AmeriCorp member Seun Odueyungbo with her students at Bakersville School in Manchester, NH. Photo by Cheryl Senter.

‘City Years’ help NH kids thrive

Volunteers in elementary school classrooms help with academics and more

When the new school year gets underway, a new team of City Year volunteers will be arriving in six Manchester elementary schools.

At the Bakersville School, City Year volunteers will help with math and reading, and with other, less-tangible things: strategies for getting to school on-time, an attentive ear for conflict-resolution, a reminder of innate potential, a game of ball.

In any given year, between 80 and 85 percent of the children at Bakersville qualify for free or reduced-price lunch, and the student body of 410 children represents families from 20 countries of origin. In these halls, you might hear swatches of Vietnamese, Swahili, Amharic, Portuguese.

Which makes Bakersville “an awesome place to learn, as well as work,” says principal Judy Adams.

Some 16 languages are spoken here. About 40 percent of Bakersville’s students have learned or are learning English as a second language.

City Year volunteers become an important part of the team — working alongside teachers and staff — to help these kids succeed.

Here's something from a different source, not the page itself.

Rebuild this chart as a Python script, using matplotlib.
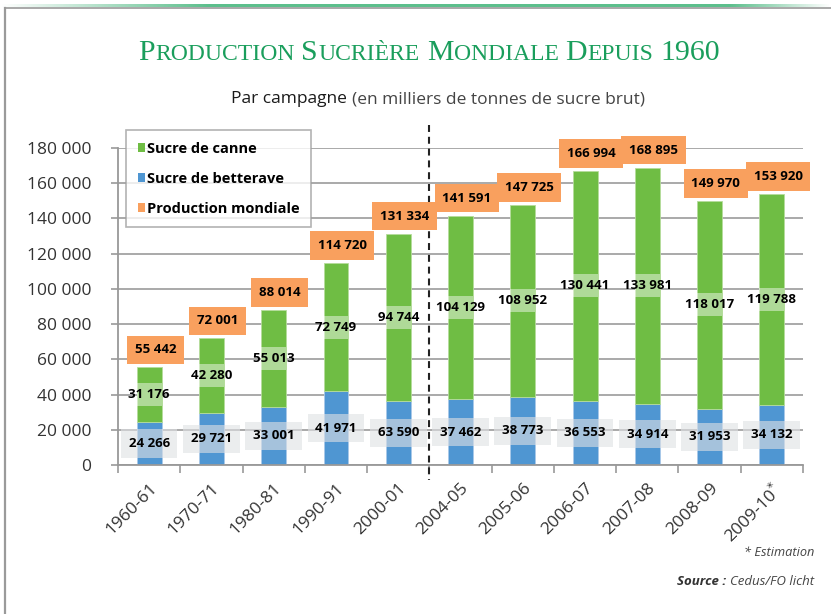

Daisy Meha is 11 years old. She dreams of becoming an ultrasound technician. Seun Odueyungbo of Northwood spent her City Year in Daisy’s classroom.

“She’s serious when she needs to be serious, and she likes to be there for us, and talk to us,” Meha said.

“They make very good connections with kids,” Adams said of the City Year volunteers.

One Bakersville student, who had been reading below grade level, recently caught up.

The student told his teacher: “‘My City Year person told me we could do this, and we were going to read every day together until I could move up to the right level. And we did.’

“Every day,” Adams said, “you would see them sitting in the hallway reading together.”

City Year is a national program that sends skilled volunteers into high-need schools.

“I know I make a difference,” said Melissa Slanetz of Keene, a City Year volunteer. Some students she works with, she said, “don’t have parents who tell them they are smart and capable.” So she makes a point to tell them.

“None of our students get missed,” added Erika Swiger of Asheville, NC. “We give them all of our attention whenever we are with them.”

Adams and her teaching staff are looking forward to welcoming the new group of “City Years” in September.

“Bakersville it’s a wonderful school. It has awesome children,” Adams said. “But it is also a challenge to meet the needs of all children and establish those connections with them — and that’s where City Year makes a huge difference for us.”